→ The exercise
For the entries that follow, state how many lines include the word "chart", giving the number and nothing else.

→ Data to process
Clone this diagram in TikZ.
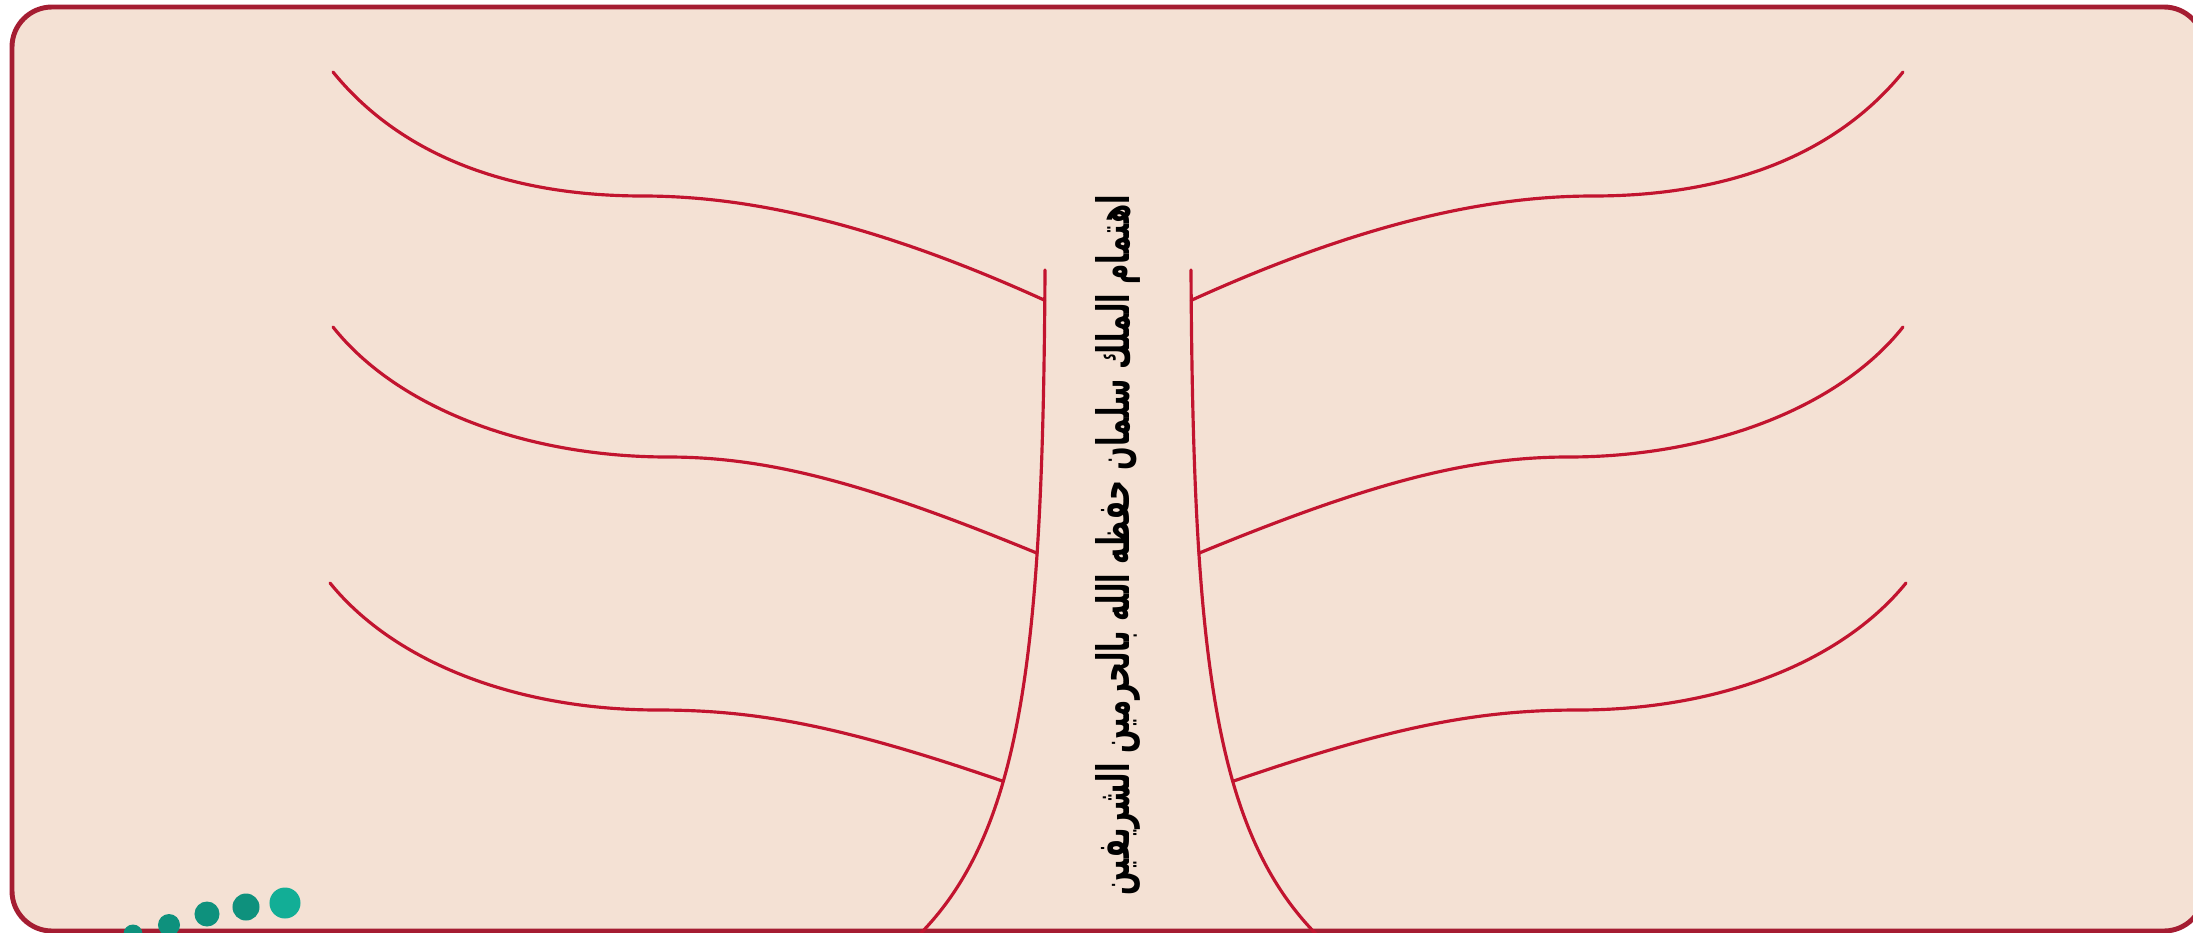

==

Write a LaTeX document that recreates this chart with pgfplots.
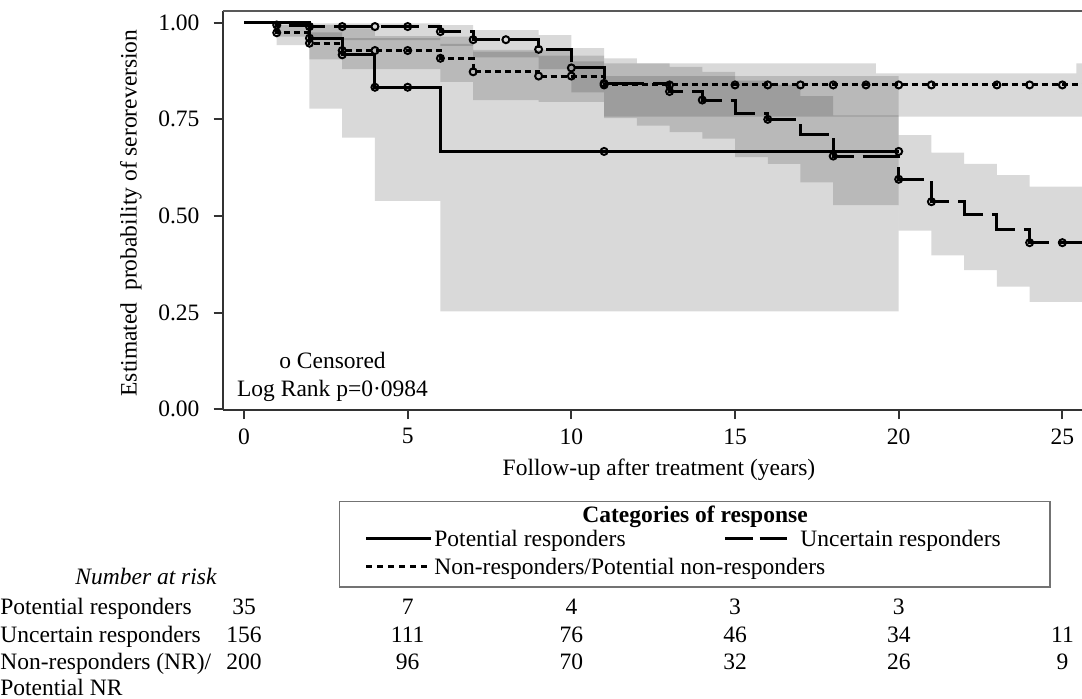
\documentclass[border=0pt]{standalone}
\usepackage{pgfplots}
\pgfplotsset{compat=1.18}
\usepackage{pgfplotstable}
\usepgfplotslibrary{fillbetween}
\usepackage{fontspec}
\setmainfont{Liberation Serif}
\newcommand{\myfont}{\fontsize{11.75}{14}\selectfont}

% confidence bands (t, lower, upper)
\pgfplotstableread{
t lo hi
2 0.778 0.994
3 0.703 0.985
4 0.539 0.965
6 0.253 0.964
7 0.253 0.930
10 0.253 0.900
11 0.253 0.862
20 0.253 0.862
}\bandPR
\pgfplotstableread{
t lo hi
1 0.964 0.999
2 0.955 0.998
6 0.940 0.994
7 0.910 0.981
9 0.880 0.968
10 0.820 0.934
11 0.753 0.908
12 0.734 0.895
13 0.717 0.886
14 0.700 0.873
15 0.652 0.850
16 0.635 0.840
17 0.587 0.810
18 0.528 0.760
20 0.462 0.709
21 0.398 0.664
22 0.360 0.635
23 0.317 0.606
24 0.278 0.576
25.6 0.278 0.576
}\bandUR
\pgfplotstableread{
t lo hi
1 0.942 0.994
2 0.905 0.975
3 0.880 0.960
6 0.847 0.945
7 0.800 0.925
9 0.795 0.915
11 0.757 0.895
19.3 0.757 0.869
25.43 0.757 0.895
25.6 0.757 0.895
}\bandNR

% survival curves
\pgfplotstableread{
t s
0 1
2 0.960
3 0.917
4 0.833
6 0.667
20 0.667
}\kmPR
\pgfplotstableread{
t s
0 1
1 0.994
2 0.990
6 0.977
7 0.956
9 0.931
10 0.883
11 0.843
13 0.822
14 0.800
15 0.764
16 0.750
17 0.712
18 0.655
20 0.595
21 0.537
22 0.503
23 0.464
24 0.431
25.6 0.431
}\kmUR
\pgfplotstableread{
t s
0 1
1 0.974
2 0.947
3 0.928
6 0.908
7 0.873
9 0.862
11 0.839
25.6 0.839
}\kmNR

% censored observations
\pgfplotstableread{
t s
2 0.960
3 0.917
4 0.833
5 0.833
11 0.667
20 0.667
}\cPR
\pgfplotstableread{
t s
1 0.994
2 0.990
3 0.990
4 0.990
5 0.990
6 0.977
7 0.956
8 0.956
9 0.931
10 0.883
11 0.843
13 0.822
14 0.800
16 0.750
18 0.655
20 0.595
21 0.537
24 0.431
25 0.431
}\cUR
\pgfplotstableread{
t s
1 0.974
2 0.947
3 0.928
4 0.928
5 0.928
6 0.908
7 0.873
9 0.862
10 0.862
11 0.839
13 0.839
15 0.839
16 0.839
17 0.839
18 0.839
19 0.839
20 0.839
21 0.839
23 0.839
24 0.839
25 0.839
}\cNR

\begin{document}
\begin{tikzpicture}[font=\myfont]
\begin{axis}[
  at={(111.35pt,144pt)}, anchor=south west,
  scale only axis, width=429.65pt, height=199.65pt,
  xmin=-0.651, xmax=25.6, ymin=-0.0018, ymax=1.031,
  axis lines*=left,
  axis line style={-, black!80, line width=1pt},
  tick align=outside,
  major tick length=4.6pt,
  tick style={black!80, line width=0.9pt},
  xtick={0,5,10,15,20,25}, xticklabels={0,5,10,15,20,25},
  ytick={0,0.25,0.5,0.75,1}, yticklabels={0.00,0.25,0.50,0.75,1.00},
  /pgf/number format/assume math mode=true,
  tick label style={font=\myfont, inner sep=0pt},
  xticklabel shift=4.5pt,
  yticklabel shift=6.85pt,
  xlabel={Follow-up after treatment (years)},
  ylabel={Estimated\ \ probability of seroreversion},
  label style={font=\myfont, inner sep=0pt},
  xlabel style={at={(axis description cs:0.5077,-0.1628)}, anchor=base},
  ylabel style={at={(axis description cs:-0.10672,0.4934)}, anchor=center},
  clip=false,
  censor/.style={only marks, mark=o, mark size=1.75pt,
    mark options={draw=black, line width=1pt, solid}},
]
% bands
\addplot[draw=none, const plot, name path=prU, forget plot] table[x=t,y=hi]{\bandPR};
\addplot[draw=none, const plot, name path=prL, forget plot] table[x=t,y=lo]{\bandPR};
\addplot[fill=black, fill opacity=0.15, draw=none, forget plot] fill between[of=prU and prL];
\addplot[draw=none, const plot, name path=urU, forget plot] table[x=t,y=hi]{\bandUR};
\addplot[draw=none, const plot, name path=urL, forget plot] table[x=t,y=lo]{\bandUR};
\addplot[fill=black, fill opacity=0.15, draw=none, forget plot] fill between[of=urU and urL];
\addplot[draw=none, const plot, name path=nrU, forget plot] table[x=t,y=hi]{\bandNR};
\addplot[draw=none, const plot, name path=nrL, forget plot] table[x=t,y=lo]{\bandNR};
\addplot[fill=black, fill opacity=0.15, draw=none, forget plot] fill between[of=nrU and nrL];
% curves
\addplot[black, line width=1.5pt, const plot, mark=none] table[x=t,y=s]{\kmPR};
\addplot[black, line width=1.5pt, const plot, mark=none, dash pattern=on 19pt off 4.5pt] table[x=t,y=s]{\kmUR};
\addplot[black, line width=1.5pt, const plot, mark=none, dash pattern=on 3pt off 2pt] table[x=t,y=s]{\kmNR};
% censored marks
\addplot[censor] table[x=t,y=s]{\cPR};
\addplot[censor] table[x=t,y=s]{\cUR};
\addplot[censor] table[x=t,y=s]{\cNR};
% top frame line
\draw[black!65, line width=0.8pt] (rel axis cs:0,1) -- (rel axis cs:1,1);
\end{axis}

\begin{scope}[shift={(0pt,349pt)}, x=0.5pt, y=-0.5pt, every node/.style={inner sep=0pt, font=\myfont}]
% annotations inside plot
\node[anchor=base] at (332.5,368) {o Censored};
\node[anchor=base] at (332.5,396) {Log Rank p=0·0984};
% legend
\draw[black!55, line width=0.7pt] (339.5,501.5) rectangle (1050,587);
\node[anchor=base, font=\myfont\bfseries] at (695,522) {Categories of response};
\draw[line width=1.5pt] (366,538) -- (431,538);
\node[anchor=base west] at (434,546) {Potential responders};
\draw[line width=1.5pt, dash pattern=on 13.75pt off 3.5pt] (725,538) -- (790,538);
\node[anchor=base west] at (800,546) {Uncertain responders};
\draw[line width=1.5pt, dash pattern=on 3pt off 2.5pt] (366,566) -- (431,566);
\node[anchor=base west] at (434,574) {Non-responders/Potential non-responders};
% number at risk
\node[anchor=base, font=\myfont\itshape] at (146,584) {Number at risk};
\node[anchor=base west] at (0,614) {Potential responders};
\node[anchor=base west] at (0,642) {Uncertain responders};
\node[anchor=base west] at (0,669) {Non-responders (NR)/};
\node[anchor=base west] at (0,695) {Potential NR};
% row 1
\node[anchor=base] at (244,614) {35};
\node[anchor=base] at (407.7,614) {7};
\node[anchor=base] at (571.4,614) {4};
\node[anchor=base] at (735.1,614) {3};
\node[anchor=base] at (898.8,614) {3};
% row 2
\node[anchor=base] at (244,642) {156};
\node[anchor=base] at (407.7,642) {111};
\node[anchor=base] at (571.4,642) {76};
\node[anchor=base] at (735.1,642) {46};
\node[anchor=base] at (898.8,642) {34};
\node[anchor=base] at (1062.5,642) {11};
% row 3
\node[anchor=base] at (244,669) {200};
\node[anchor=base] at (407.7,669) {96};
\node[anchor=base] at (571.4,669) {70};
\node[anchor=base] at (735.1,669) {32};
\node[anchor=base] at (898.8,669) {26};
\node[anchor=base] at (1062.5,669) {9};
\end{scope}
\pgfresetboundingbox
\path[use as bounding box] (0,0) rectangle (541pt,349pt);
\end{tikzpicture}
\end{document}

---

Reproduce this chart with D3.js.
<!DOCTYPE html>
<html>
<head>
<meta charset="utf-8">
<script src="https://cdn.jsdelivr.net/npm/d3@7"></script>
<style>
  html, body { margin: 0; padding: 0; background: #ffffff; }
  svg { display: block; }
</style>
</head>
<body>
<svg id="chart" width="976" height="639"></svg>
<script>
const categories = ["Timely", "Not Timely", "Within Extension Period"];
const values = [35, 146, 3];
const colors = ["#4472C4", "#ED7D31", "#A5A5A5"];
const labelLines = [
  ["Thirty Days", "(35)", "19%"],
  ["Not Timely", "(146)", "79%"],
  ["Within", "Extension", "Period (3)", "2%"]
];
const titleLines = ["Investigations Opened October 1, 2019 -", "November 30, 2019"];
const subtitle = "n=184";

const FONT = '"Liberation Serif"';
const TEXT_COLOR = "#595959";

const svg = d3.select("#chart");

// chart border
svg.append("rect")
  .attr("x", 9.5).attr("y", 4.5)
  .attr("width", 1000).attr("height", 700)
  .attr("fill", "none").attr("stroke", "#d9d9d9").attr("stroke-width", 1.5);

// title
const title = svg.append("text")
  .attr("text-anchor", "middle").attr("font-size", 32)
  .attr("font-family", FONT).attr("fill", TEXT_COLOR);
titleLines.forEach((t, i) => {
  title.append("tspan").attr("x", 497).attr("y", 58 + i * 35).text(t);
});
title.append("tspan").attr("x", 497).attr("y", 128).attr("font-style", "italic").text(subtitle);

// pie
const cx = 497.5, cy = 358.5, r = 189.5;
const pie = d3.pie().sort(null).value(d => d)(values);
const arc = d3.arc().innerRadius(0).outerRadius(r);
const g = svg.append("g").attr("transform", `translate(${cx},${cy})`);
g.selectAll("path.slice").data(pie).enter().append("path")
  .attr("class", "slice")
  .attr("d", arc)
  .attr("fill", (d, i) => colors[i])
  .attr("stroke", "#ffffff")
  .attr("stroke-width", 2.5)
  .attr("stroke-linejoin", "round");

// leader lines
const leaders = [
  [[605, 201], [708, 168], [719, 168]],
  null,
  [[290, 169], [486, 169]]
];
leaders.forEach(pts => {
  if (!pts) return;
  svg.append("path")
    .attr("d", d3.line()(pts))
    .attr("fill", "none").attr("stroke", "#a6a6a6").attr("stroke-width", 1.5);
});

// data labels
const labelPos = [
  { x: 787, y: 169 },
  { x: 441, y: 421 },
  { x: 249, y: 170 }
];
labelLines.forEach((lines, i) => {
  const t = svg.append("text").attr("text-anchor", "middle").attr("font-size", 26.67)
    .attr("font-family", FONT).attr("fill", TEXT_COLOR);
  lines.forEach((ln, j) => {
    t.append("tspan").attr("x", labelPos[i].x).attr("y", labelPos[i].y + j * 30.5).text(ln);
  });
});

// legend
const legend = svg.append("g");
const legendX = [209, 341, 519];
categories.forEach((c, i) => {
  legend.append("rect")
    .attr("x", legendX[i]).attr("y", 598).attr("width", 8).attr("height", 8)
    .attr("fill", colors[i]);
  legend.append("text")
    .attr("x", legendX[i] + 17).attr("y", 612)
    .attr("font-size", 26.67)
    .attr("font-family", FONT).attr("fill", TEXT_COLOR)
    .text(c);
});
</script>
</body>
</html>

→ Written answer
5